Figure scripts
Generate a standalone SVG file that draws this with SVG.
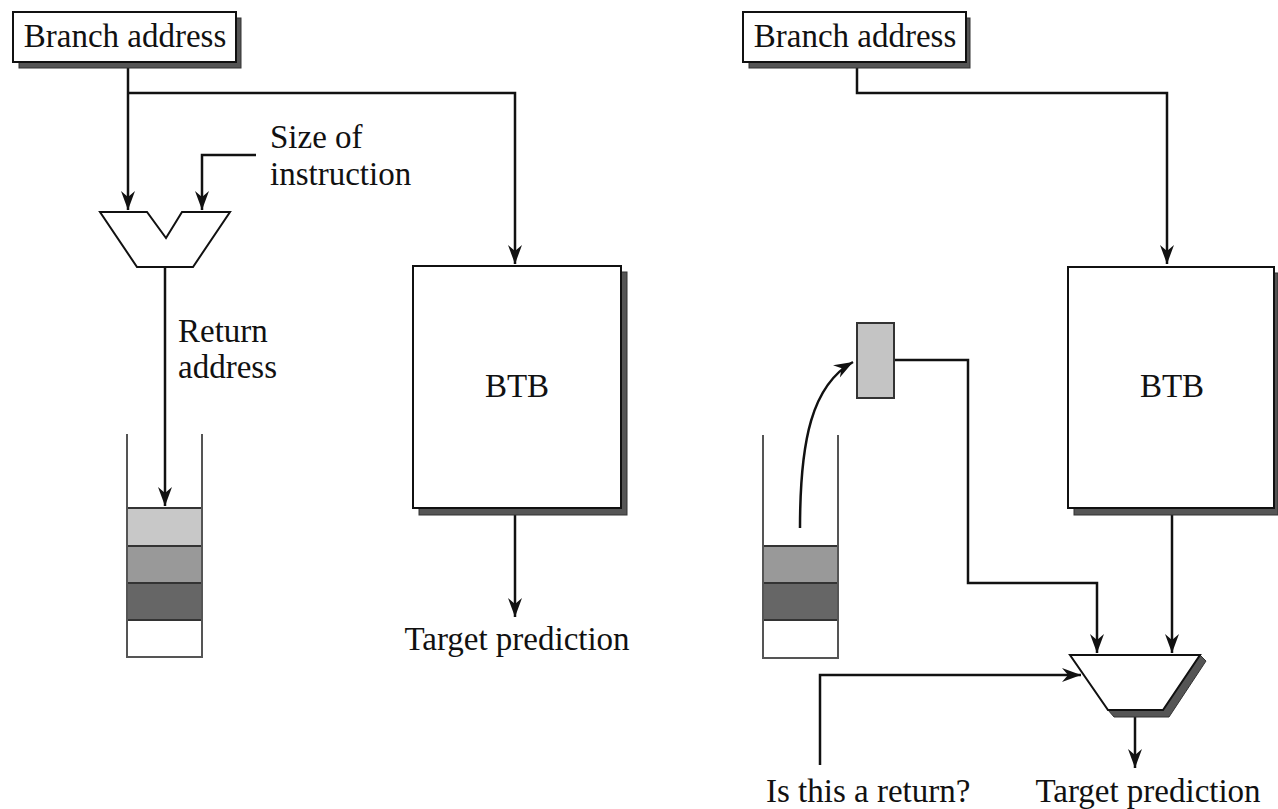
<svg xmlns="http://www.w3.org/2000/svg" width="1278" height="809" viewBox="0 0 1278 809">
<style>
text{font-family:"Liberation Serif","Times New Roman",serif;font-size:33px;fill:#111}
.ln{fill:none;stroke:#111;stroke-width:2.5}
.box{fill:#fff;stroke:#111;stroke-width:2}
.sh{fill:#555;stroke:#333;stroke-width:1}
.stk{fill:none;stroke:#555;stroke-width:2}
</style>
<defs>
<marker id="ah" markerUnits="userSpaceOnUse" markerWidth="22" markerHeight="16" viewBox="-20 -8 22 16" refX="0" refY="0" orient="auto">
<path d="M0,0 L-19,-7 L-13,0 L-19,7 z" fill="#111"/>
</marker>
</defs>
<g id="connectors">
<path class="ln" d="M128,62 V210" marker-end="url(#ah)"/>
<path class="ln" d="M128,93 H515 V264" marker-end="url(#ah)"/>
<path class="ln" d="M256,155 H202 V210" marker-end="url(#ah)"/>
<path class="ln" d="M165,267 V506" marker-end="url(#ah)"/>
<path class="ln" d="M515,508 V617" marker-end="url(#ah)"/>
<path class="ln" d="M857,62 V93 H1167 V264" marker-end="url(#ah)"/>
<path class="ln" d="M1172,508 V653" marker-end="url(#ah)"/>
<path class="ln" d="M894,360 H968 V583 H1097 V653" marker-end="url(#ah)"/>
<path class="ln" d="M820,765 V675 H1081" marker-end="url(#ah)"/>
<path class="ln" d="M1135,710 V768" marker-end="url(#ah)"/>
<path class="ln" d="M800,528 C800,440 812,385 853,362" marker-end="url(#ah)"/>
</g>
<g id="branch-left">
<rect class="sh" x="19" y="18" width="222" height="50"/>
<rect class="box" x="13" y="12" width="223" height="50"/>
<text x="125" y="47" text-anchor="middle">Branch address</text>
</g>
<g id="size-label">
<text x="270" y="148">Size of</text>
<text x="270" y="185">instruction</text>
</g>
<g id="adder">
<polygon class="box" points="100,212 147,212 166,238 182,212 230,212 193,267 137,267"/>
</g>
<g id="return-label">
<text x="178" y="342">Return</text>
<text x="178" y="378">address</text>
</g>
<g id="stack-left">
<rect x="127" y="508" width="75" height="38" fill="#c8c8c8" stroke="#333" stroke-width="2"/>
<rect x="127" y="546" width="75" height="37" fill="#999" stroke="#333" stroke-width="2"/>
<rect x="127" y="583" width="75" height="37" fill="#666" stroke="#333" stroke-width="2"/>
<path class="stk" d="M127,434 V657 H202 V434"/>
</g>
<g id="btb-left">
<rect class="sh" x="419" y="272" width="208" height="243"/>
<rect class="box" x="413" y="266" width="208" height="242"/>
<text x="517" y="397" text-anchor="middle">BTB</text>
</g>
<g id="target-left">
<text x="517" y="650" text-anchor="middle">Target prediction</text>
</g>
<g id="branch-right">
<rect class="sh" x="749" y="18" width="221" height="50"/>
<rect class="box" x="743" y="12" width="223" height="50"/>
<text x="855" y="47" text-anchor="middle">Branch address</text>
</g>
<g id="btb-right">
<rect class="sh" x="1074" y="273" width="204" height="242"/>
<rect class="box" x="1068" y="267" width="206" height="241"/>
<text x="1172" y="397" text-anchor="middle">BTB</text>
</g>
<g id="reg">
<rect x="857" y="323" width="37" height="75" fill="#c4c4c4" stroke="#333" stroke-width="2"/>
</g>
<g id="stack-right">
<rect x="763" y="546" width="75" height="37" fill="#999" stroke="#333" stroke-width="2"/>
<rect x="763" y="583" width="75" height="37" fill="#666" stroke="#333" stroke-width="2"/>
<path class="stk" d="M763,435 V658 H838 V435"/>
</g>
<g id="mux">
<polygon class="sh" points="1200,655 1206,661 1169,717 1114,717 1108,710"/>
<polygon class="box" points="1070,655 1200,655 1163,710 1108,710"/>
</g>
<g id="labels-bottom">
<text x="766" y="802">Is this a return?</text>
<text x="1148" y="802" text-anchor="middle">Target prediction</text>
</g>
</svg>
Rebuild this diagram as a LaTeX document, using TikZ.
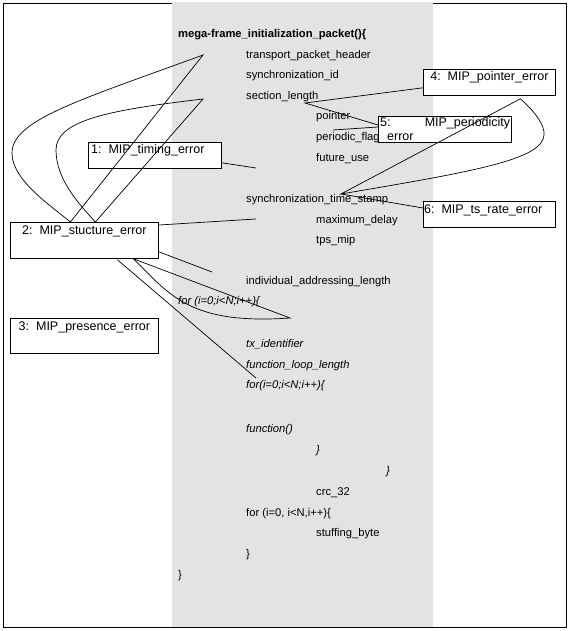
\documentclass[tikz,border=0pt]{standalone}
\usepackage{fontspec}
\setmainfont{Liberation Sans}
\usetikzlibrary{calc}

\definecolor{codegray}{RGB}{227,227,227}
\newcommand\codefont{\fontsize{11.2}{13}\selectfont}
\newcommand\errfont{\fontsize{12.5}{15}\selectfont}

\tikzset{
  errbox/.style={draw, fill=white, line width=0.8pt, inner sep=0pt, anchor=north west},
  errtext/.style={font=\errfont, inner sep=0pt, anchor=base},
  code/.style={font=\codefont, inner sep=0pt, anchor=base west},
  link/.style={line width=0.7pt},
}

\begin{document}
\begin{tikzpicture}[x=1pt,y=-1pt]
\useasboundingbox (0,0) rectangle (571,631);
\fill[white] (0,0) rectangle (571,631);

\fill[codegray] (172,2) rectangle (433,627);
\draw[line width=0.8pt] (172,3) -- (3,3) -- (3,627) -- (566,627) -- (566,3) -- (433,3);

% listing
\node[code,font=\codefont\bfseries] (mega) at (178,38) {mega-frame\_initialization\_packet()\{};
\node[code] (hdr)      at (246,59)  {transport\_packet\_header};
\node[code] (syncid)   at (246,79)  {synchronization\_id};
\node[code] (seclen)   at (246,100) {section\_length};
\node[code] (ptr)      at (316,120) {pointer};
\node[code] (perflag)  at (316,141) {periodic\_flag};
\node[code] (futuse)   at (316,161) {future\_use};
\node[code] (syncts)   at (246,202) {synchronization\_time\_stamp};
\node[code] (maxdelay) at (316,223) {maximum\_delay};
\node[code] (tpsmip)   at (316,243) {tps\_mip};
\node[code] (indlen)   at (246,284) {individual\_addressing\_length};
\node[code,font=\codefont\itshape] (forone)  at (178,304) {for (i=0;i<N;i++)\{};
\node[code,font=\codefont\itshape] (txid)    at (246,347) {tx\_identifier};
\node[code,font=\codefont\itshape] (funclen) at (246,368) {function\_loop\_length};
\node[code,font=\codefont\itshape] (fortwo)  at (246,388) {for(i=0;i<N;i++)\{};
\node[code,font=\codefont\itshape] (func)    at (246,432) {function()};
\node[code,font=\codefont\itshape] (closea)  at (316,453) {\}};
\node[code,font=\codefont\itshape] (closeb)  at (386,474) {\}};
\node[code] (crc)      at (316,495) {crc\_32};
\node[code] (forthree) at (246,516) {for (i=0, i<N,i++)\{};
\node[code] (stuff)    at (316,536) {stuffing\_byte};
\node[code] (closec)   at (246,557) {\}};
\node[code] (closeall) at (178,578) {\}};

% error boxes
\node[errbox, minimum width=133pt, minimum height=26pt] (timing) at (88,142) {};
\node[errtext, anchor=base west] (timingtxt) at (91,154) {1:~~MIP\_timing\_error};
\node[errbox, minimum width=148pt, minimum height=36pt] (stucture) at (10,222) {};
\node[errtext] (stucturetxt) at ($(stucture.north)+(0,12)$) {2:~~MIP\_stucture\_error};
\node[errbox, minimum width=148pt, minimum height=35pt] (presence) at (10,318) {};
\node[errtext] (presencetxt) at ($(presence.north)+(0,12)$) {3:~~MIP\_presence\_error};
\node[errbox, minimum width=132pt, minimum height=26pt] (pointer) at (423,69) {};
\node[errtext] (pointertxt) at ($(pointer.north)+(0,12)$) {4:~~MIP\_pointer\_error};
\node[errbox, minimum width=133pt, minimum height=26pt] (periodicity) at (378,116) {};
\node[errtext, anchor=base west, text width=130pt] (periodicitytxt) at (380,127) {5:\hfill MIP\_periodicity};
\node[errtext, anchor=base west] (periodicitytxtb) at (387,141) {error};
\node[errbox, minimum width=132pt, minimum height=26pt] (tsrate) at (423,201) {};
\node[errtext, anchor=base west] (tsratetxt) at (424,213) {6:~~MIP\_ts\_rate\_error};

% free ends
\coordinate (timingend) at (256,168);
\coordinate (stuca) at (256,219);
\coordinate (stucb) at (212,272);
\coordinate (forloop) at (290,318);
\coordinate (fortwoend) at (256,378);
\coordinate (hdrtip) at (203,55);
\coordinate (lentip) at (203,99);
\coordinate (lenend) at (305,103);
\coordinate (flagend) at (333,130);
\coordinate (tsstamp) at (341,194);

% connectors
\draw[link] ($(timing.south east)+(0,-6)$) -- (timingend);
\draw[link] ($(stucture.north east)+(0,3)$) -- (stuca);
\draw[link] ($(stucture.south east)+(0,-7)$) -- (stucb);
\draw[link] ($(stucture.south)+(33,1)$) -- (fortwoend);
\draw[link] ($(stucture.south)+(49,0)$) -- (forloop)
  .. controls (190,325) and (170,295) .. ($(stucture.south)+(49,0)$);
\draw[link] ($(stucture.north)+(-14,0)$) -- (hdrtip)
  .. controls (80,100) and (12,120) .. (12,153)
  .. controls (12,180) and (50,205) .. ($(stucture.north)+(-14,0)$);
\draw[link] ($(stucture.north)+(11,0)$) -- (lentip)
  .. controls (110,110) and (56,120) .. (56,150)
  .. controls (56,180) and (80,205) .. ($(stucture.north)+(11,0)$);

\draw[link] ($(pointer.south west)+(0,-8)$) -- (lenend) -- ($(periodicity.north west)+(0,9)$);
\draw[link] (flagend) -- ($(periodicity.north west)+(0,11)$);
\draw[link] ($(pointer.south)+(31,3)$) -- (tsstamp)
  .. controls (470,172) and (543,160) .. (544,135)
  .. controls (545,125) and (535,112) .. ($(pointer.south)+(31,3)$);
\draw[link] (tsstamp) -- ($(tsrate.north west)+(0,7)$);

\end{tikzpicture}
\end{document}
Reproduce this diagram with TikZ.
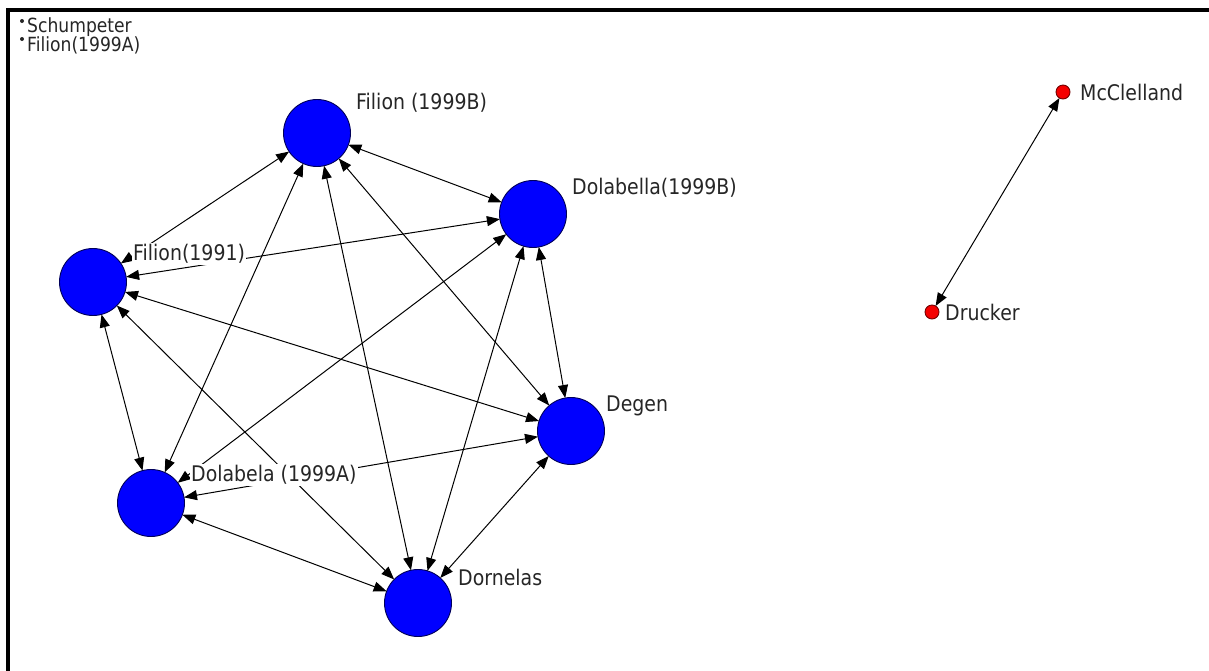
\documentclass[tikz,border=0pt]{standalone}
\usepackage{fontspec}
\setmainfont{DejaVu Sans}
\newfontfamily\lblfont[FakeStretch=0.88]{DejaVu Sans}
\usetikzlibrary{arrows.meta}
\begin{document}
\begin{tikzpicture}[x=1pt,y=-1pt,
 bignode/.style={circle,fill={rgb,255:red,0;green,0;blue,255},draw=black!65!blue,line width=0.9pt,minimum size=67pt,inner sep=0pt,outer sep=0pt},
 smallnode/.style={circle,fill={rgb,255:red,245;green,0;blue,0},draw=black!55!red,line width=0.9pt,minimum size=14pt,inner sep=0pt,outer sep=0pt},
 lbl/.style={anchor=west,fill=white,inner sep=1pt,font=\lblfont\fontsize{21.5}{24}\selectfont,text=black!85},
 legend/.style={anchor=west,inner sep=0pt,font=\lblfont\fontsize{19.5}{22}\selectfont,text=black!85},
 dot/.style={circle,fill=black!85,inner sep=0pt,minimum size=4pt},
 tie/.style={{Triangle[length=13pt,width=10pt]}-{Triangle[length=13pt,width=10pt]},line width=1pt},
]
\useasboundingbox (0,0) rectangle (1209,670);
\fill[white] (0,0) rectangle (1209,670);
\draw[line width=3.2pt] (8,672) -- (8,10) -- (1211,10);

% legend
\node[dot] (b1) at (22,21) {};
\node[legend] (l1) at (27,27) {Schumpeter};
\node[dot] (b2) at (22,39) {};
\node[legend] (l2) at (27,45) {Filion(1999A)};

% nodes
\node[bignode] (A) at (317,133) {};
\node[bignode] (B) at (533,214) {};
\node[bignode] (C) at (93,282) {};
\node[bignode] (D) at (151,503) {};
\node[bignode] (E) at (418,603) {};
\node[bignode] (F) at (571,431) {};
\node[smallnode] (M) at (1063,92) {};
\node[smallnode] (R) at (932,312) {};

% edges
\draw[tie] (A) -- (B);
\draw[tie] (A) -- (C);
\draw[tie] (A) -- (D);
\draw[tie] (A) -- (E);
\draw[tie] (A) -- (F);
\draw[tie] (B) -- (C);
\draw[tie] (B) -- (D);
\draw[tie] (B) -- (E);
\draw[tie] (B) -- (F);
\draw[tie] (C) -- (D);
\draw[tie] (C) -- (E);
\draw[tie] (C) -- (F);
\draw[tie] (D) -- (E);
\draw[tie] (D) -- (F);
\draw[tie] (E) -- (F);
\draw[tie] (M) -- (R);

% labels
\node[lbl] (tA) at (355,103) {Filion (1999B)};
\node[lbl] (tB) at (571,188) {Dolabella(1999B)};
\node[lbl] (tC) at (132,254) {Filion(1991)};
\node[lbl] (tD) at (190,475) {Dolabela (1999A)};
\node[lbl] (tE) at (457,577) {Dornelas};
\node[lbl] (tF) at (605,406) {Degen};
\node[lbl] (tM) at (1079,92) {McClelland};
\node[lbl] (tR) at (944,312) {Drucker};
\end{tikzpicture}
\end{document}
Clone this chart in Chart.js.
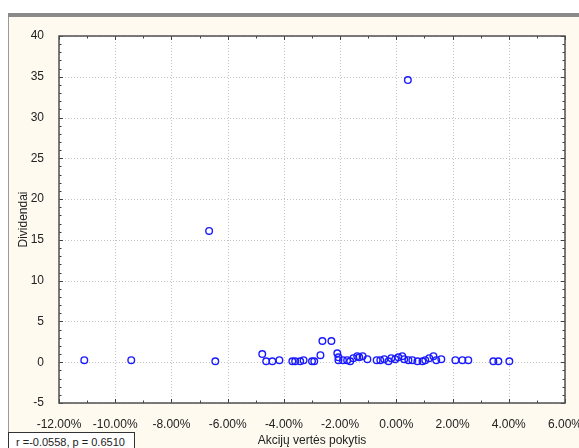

What needs to be done => In the records above, locate the line with "Reproduce this diagram with TikZ."; output it and each line after it through the last one, exactly, omitting pictures.

Solution for this exercise =>
Reproduce this diagram with TikZ.
\documentclass[tikz,border=0pt]{standalone}
\usepackage{fontspec}
\setmainfont{DejaVu Sans}
\newfontfamily\lblfont[FakeStretch=0.88]{DejaVu Sans}
\usetikzlibrary{arrows.meta}
\begin{document}
\begin{tikzpicture}[x=1pt,y=-1pt,
 bignode/.style={circle,fill={rgb,255:red,0;green,0;blue,255},draw=black!65!blue,line width=0.9pt,minimum size=67pt,inner sep=0pt,outer sep=0pt},
 smallnode/.style={circle,fill={rgb,255:red,245;green,0;blue,0},draw=black!55!red,line width=0.9pt,minimum size=14pt,inner sep=0pt,outer sep=0pt},
 lbl/.style={anchor=west,fill=white,inner sep=1pt,font=\lblfont\fontsize{21.5}{24}\selectfont,text=black!85},
 legend/.style={anchor=west,inner sep=0pt,font=\lblfont\fontsize{19.5}{22}\selectfont,text=black!85},
 dot/.style={circle,fill=black!85,inner sep=0pt,minimum size=4pt},
 tie/.style={{Triangle[length=13pt,width=10pt]}-{Triangle[length=13pt,width=10pt]},line width=1pt},
]
\useasboundingbox (0,0) rectangle (1209,670);
\fill[white] (0,0) rectangle (1209,670);
\draw[line width=3.2pt] (8,672) -- (8,10) -- (1211,10);

% legend
\node[dot] (b1) at (22,21) {};
\node[legend] (l1) at (27,27) {Schumpeter};
\node[dot] (b2) at (22,39) {};
\node[legend] (l2) at (27,45) {Filion(1999A)};

% nodes
\node[bignode] (A) at (317,133) {};
\node[bignode] (B) at (533,214) {};
\node[bignode] (C) at (93,282) {};
\node[bignode] (D) at (151,503) {};
\node[bignode] (E) at (418,603) {};
\node[bignode] (F) at (571,431) {};
\node[smallnode] (M) at (1063,92) {};
\node[smallnode] (R) at (932,312) {};

% edges
\draw[tie] (A) -- (B);
\draw[tie] (A) -- (C);
\draw[tie] (A) -- (D);
\draw[tie] (A) -- (E);
\draw[tie] (A) -- (F);
\draw[tie] (B) -- (C);
\draw[tie] (B) -- (D);
\draw[tie] (B) -- (E);
\draw[tie] (B) -- (F);
\draw[tie] (C) -- (D);
\draw[tie] (C) -- (E);
\draw[tie] (C) -- (F);
\draw[tie] (D) -- (E);
\draw[tie] (D) -- (F);
\draw[tie] (E) -- (F);
\draw[tie] (M) -- (R);

% labels
\node[lbl] (tA) at (355,103) {Filion (1999B)};
\node[lbl] (tB) at (571,188) {Dolabella(1999B)};
\node[lbl] (tC) at (132,254) {Filion(1991)};
\node[lbl] (tD) at (190,475) {Dolabela (1999A)};
\node[lbl] (tE) at (457,577) {Dornelas};
\node[lbl] (tF) at (605,406) {Degen};
\node[lbl] (tM) at (1079,92) {McClelland};
\node[lbl] (tR) at (944,312) {Drucker};
\end{tikzpicture}
\end{document}
Clone this chart in Chart.js.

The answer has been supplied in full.